Byron York's new book, The Vast Left Wing Conspiracy has some interesting analysis of what is ahead.
Quote:
April 05, 2005, 7:46 a.m.

Watch the VLWC

Byron York warns against underestimating the Left’s new machinery.

Today the book — literally — on the Vast Left Wing Conspiracy is unveiled. National Review's Byron York is author of The Vast Left Wing Conspiracy: The Untold Story of How Democratic Operatives, Eccentric Billionaires, Liberal Activists, and Assorted Celebrities Tried to Bring Down the President — and Why They'll Try Even Harder Next Time.
As you can imagine, he's got a lot of George Soros, some Al Franken and Michael Moore, but even more so, the strategic planners behind MoveOn, America Coming Together, and that oh-so-riveting Air America. Don't let the ZZZZ Factor of Air America fool you.
As Byron writes, "Today's Left is bigger and better funded than conservatives were decades ago, and though Democrats did not win in 2004, this left-wing movement — and the foundation of new institutions on which it rests — seems poised to exert even more influence in coming campaigns." "By 2008," he writes, "they will be even better organized — and far stronger."

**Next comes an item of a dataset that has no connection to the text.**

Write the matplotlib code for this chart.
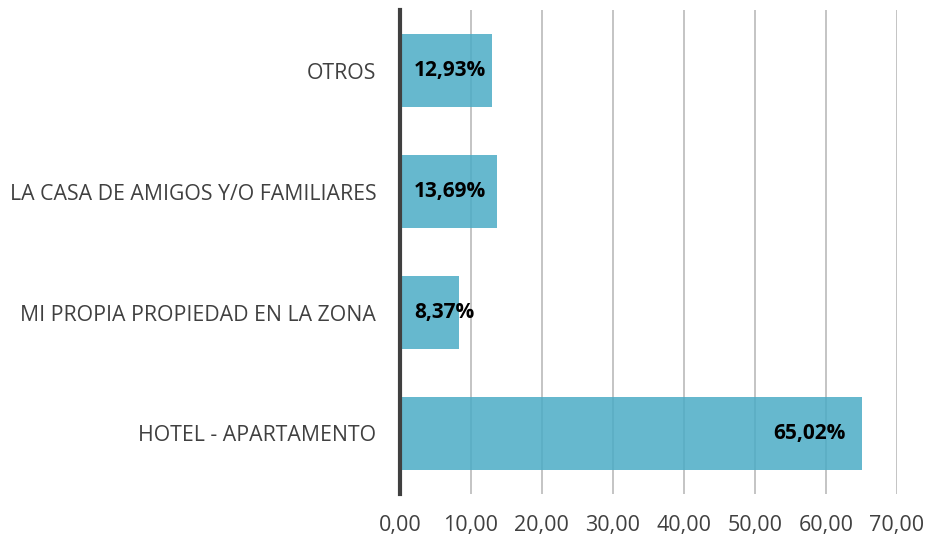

NRO Editor Kathryn Lopez asked her colleague a few Matt Lauer-style hard-hitting questions about his new book.
Byron York notes, though, that no reading of this Q&A is complete without buying the book.

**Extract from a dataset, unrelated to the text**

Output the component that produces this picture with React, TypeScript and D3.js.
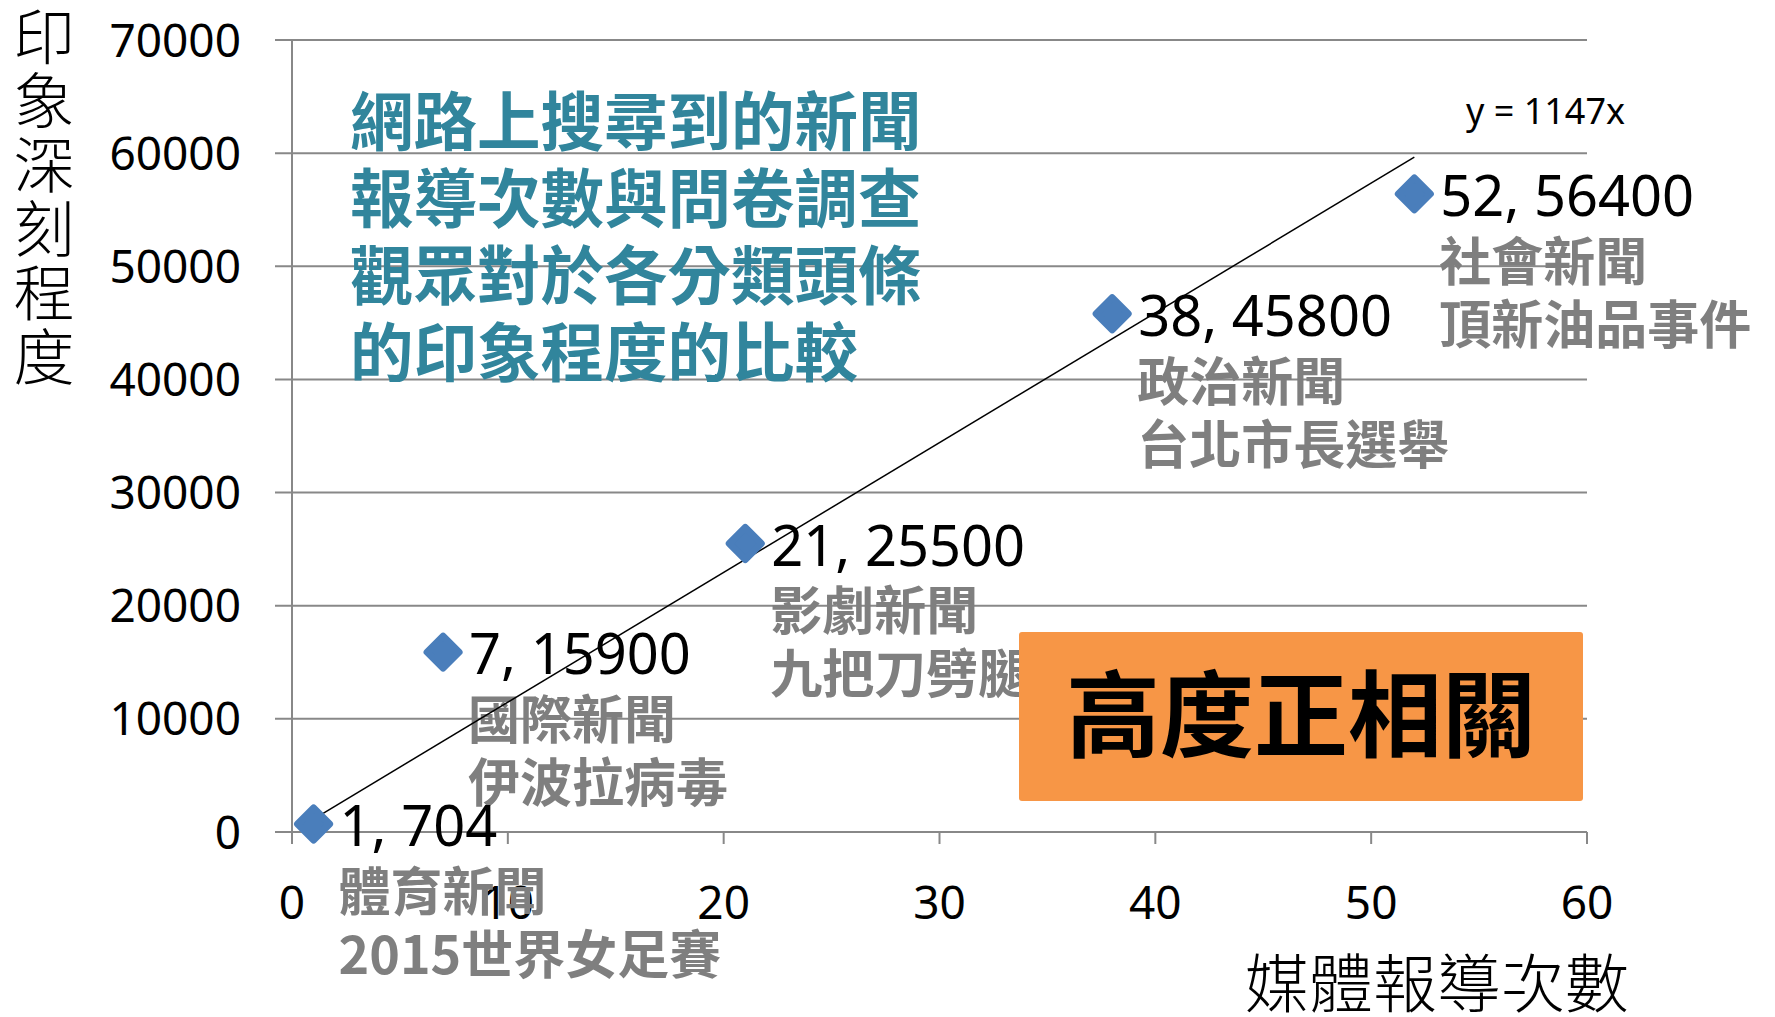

National Review Online: Byron, are you trying to distract the American people from your husband’s impending impeachment or laying the fundraising groundwork for your run for Senate? Why do you need to demonize the Left with a conspiracy label?

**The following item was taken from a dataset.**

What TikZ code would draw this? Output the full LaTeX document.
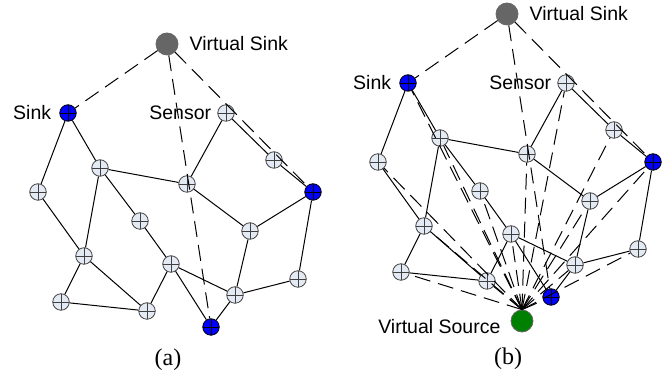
\documentclass[tikz,border=0pt]{standalone}
\usepackage{fontspec}
\setmainfont{Liberation Serif}
\setsansfont{Liberation Sans}
\usetikzlibrary{positioning}
\definecolor{nodefill}{RGB}{228,234,244}
\definecolor{sinkblue}{RGB}{0,0,255}
\definecolor{vsgray}{RGB}{102,102,102}
\definecolor{vsgreen}{RGB}{0,128,0}
\tikzset{
  plus/.style={path picture={\draw[line width=0.9pt]
      (path picture bounding box.north) -- (path picture bounding box.south)
      (path picture bounding box.west) -- (path picture bounding box.east);}},
  sensor/.style={circle,draw=black!75,fill=nodefill,line width=0.8pt,
    minimum size=16.5pt,inner sep=0pt,plus},
  sink/.style={sensor,fill=sinkblue,draw=black},
  virtual/.style={circle,draw=black!60,line width=0.8pt,minimum size=22pt,inner sep=0pt},
  link/.style={line width=1pt},
  vlink/.style={line width=1pt,dash pattern=on 16pt off 8pt},
  lbl/.style={font=\sffamily\fontsize{19.5}{22}\selectfont,inner sep=0pt},
  caption/.style={font=\fontsize{24}{26}\selectfont,inner sep=0pt}
}
\begin{document}
\begin{tikzpicture}[x=1pt,y=1pt]
  \useasboundingbox (0,0) rectangle (672,379);
  % two copies of the same network, (b) is shifted
  \foreach \p/\dx/\dy in {a/0/0,b/340/30}{
    \begin{scope}[shift={(\dx,\dy)},name prefix=\p-]
      \node[virtual,fill=vsgray] (vs) at (167,335) {};
      \node[sink] (s1) at (68,266) {};
      \node[sensor] (se) at (226,266) {};
      \node[sensor] (n2) at (100,211) {};
      \node[sensor] (n3) at (38,187) {};
      \node[sensor] (n4) at (187,195) {};
      \node[sensor] (n5) at (274,219) {};
      \node[sink] (s2) at (313,187) {};
      \node[sensor] (n6) at (140,158) {};
      \node[sensor] (n7) at (250,148) {};
      \node[sensor] (n8) at (84,123) {};
      \node[sensor] (n9) at (171,115) {};
      \node[sensor] (n10) at (298,100) {};
      \node[sensor] (n11) at (235,84) {};
      \node[sensor] (n12) at (61,77) {};
      \node[sensor] (n13) at (147,68) {};
      \node[sink] (s3) at (211,52) {};
      % labels
      \node[lbl,right=11pt of vs] (vs-lbl) {Virtual Sink};
      \node[lbl,left=8pt of s1] (s1-lbl) {Sink};
      \node[lbl,left=6pt of se] (se-lbl) {Sensor};
      % radio links
      \foreach \u/\v in {s1/n3,s1/n2,n2/n4,n2/n8,n2/n6,n3/n8,n4/se,se/n5,
          n5/s2,n4/n7,n7/s2,n6/n9,n8/n12,n8/n13,n12/n13,n9/n13,n9/n11,
          n9/s3,s3/n11,n11/n7,n11/n10,n10/s2}
        \draw[link] (\u) -- (\v);
      % links to the virtual sink
      \foreach \v in {s1,s2,s3}
        \draw[vlink] (vs) -- (\v);
    \end{scope}
  }
  % virtual source of (b)
  \node[virtual,fill=vsgreen] (vsrc) at (522,58) {};
  \node[lbl,left=10pt of vsrc,yshift=-6pt] (vsrc-lbl) {Virtual Source};
  \foreach \v in {s1,se,n2,n3,n4,n5,s2,n6,n7,n8,n9,n10,n11,n12,n13,s3}
    \draw[vlink] (vsrc.north) -- (b-\v);
  % captions
  \node[caption] (cap-a) at (168,19) {(a)};
  \node[caption] (cap-b) at (508,20) {(b)};
\end{tikzpicture}
\end{document}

Byron York: While conservatives were perhaps paying too little attention, the phrase "Vast Left Wing Conspiracy" has become a kind of shorthand on the Left for the biggest, richest, and most focused political movement in generations.
MoveOn.org, George Soros, the 527 groups, Michael Moore, Al Franken and Air America, John Podesta's Center for American Progress, and other individuals and organizations are self-consciously building a new political infrastructure — a well-funded message machine which they plan to use to inject new ideas into the national conversation, attack enemies, and spark political action.
Unlike the conservative movement, which grew up over decades, they are trying to do it all virtually instantly — and in many ways, they have succeeded. The book is their story.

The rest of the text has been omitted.